(Required work): In the entries below, print exactly the lines from the first through the one with "from matplotlib.transforms import", both included, and none of the pictures.

^^^^

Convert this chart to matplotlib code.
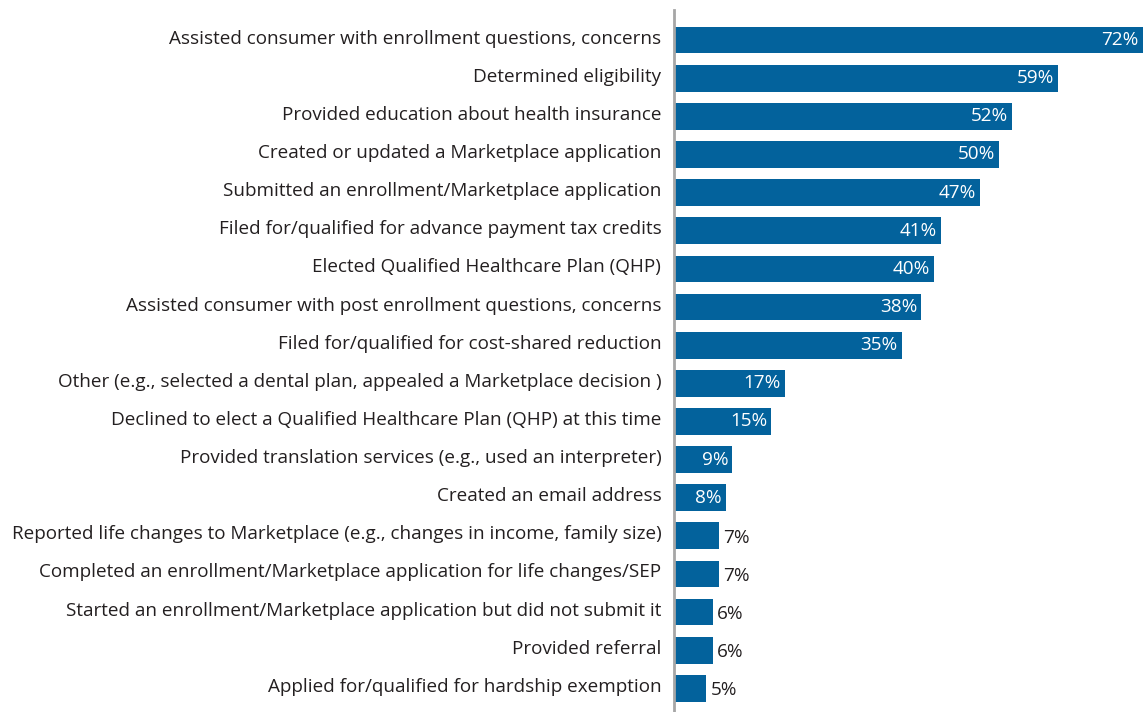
import matplotlib.pyplot as plt
from matplotlib.transforms import ScaledTranslation

categories = [
    "Assisted consumer with enrollment questions, concerns",
    "Determined eligibility",
    "Provided education about health insurance",
    "Created or updated a Marketplace application",
    "Submitted an enrollment/Marketplace application",
    "Filed for/qualified for advance payment tax credits",
    "Elected Qualified Healthcare Plan (QHP)",
    "Assisted consumer with post enrollment questions, concerns",
    "Filed for/qualified for cost-shared reduction",
    "Other (e.g., selected a dental plan, appealed a Marketplace decision )",
    "Declined to elect a Qualified Healthcare Plan (QHP) at this time",
    "Provided translation services (e.g., used an interpreter)",
    "Created an email address",
    "Reported life changes to Marketplace (e.g., changes in income, family size)",
    "Completed an enrollment/Marketplace application for life changes/SEP",
    "Started an enrollment/Marketplace application but did not submit it",
    "Provided referral",
    "Applied for/qualified for hardship exemption",
]
values = [72, 59, 52, 50, 47, 41, 40, 38, 35, 17, 15, 9, 8, 7, 7, 6, 6, 5]

BAR = "#03629c"
TEXT = "#231f20"
FS = 13.6
plt.rcParams["font.family"] = ["Open Sans", "DejaVu Sans"]

fig = plt.figure(figsize=(11.44, 7.12), dpi=100)
ax = fig.add_axes([0.589, 0.0, 0.411, 0.986])

y = list(range(len(categories)))
ax.barh(y, values, height=0.7, color=BAR)
ax.set_ylim(len(categories) - 1 + 0.62, -0.79)
ax.set_xlim(0, 72.2)

for yi, v in zip(y, values):
    if v >= 8:
        ax.annotate(f"{v}%", (v, yi), xytext=(-3, 0), textcoords="offset points",
                    ha="right", va="center", color="white", fontsize=FS)
    else:
        ax.annotate(f"{v}%", (v, yi), xytext=(3, -1.5), textcoords="offset points",
                    ha="left", va="center", color=TEXT, fontsize=FS)

ax.set_yticks(y)
ax.set_yticklabels(categories, fontsize=FS, color=TEXT)
ax.tick_params(axis="y", length=0, pad=9)
# labels sit a little above the bar centres in the original
shift = ScaledTranslation(0, 3.5 / 100, fig.dpi_scale_trans)
for lbl in ax.get_yticklabels():
    lbl.set_transform(lbl.get_transform() + shift)

ax.set_xticks([])
for side in ["top", "right", "bottom"]:
    ax.spines[side].set_visible(False)
ax.spines["left"].set_color("#a6a6a6")
ax.spines["left"].set_linewidth(2)

fig.savefig("out.png", dpi=100)
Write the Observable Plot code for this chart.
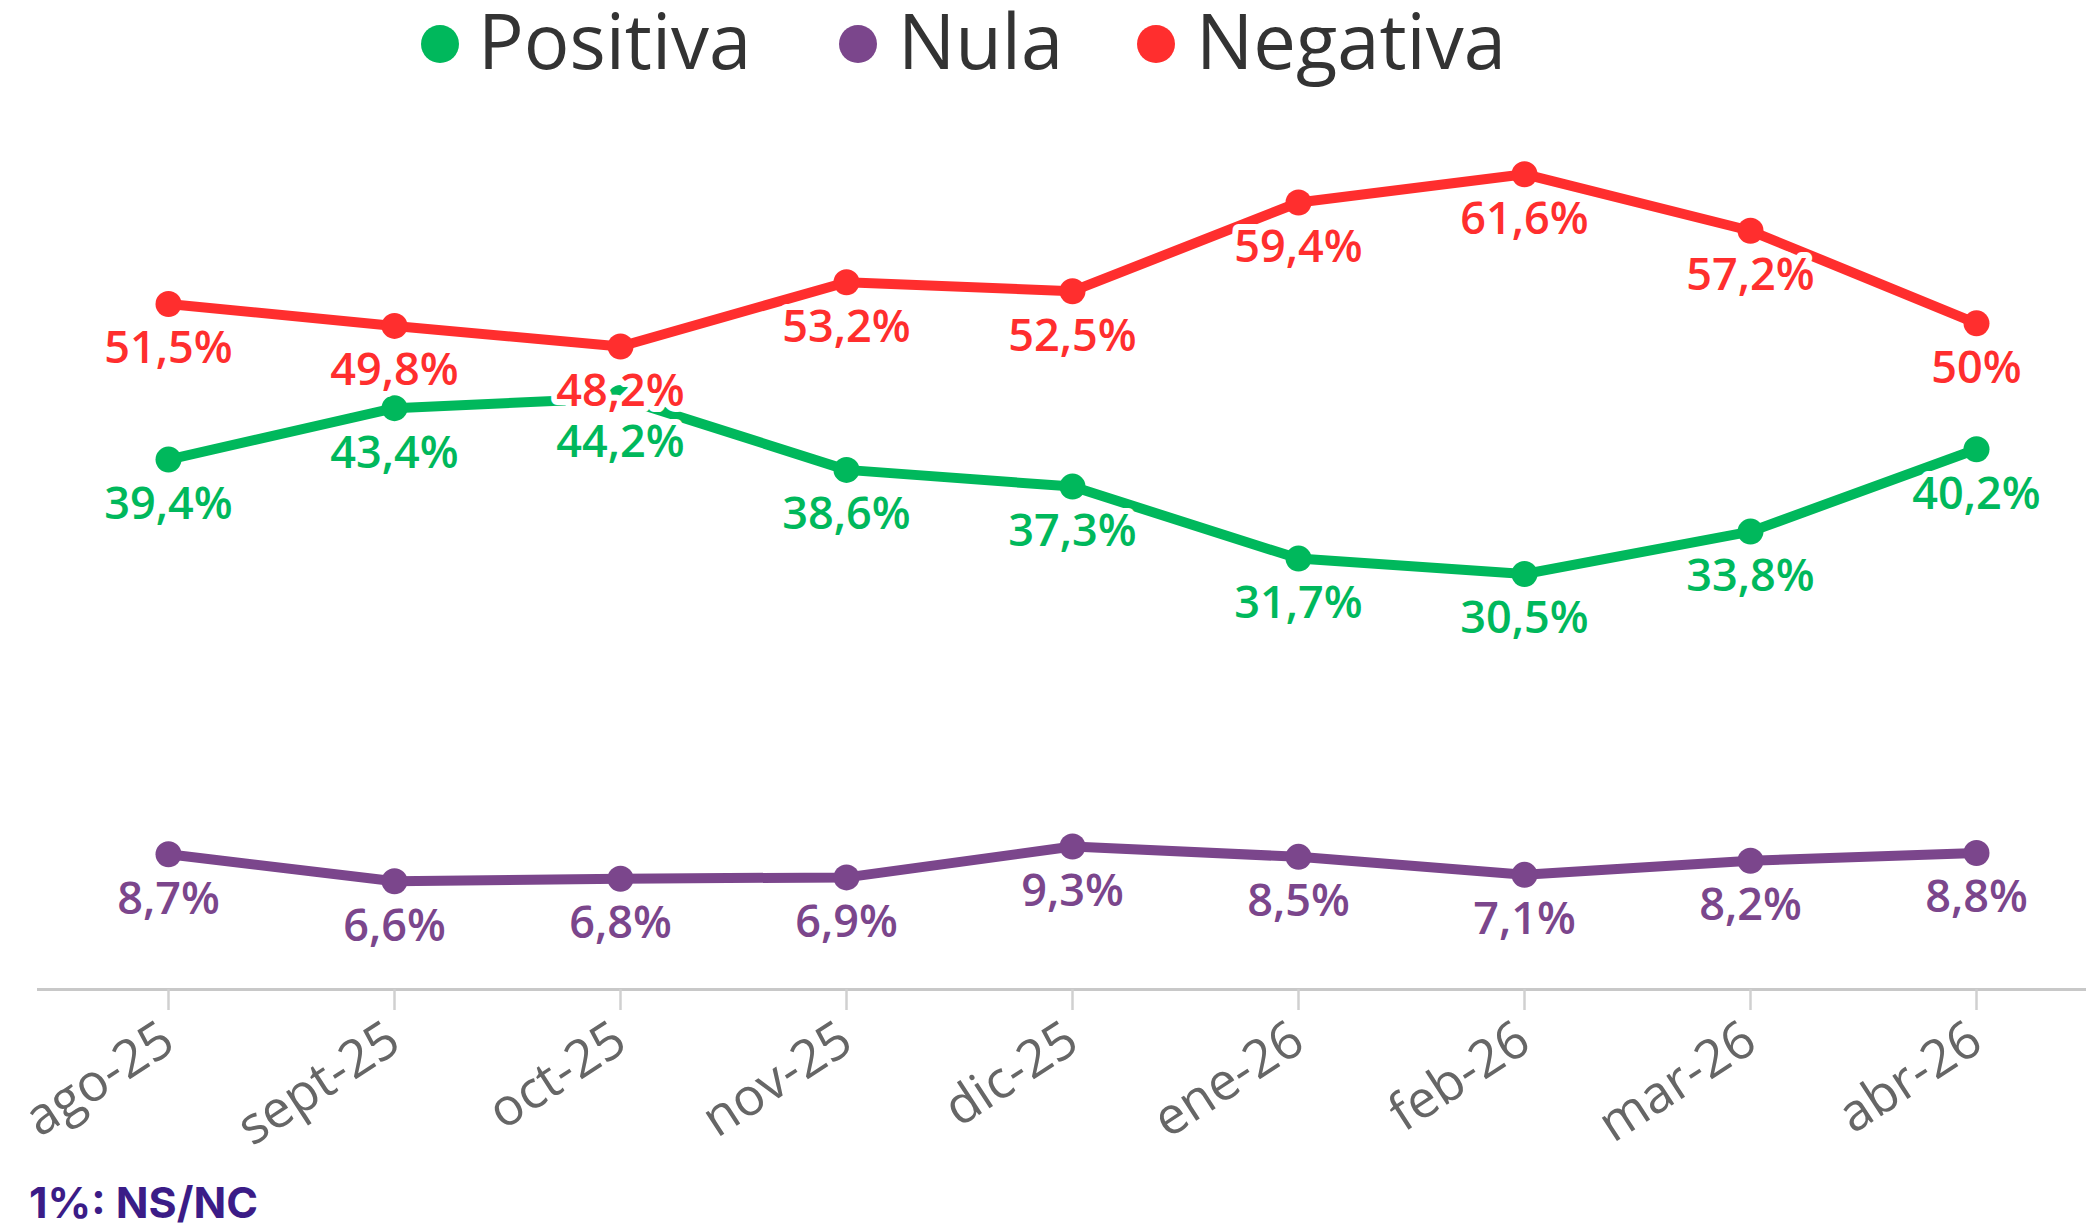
<!DOCTYPE html>
<html><head><meta charset="utf-8">
<script src="https://cdn.jsdelivr.net/npm/d3@7"></script>
<script src="https://cdn.jsdelivr.net/npm/@observablehq/plot@0.6"></script>
<style>
html,body{margin:0;padding:0;background:#fff;width:2086px;height:1224px;overflow:hidden}
#legend{position:relative;height:100px;}
.dot{position:absolute;width:38px;height:38px;border-radius:50%;top:25px}
.lbl{position:absolute;top:2px;font-family:"Open Sans",sans-serif;font-size:76px;line-height:76px;color:#333;white-space:nowrap}
#chart{height:1080px}
#caption{font-family:Inter,sans-serif;font-weight:700;font-size:43px;color:#3b1c87;padding-left:29px;line-height:44px;height:44px;white-space:nowrap}
</style></head>
<body>
<div id="legend"></div>
<div id="chart"></div>
<div id="caption">1%: NS/NC</div>
<script>
const months = ["ago-25","sept-25","oct-25","nov-25","dic-25","ene-26","feb-26","mar-26","abr-26"];
const positiva = [39.4, 43.4, 44.2, 38.6, 37.3, 31.7, 30.5, 33.8, 40.2];
const nula = [8.7, 6.6, 6.8, 6.9, 9.3, 8.5, 7.1, 8.2, 8.8];
const negativa = [51.5, 49.8, 48.2, 53.2, 52.5, 59.4, 61.6, 57.2, 50];
const seriesNames = ["Positiva", "Nula", "Negativa"];
const seriesColors = ["#00b85c", "#7b468c", "#ff2e2e"];
const captionText = "1%: NS/NC";

// legend
const legendPos = [[421, 478], [839, 898], [1137, 1196]];
const legend = document.getElementById("legend");
seriesNames.forEach((s, i) => {
  const d = document.createElement("div");
  d.className = "dot"; d.style.left = legendPos[i][0] + "px"; d.style.background = seriesColors[i];
  legend.appendChild(d);
  const t = document.createElement("div");
  t.className = "lbl"; t.style.left = legendPos[i][1] + "px"; t.textContent = s;
  legend.appendChild(t);
});
document.getElementById("caption").textContent = captionText;

const seriesValues = [positiva, nula, negativa];
const rows = [];
seriesNames.forEach((s, i) => months.forEach((m, j) => rows.push({month: m, serie: s, value: seriesValues[i][j]})));
const fmt = v => String(v).replace(".", ",") + "%";

const chart = Plot.plot({
  width: 2086, height: 1080,
  marginLeft: 37, marginRight: 0, marginTop: 30, marginBottom: 191,
  x: {type: "point", domain: months, range: [164.7, 1979], padding: 0},
  y: {domain: [-1.82, 65], axis: null},
  color: {domain: seriesNames, range: seriesColors},
  style: {fontFamily: "'Open Sans', sans-serif", background: "white", overflow: "visible"},
  marks: [
    Plot.ruleY([-1.82], {stroke: "#c8c8c8", strokeWidth: 3}),
    Plot.axisX({tickSize: 21, tickPadding: 24, tickRotate: -33, stroke: "#d0d0d0", strokeWidth: 2.5, fill: "#666", fontSize: 52, label: null}),
    Plot.line(rows, {x: "month", y: "value", z: "serie", stroke: "serie", strokeWidth: 10}),
    Plot.dot(rows, {x: "month", y: "value", fill: "serie", r: 13}),
    Plot.text(rows, {x: "month", y: "value", text: d => fmt(d.value), fill: "serie", dy: 45, lineAnchor: "middle",
      fontSize: 45, fontWeight: 600, stroke: "white", strokeWidth: 12, strokeLinejoin: "round"})
  ]
});
document.getElementById("chart").appendChild(chart);
</script>
</body></html>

^^^^

(Written solution):
Convert this chart to matplotlib code.
import matplotlib.pyplot as plt
from matplotlib.transforms import ScaledTranslation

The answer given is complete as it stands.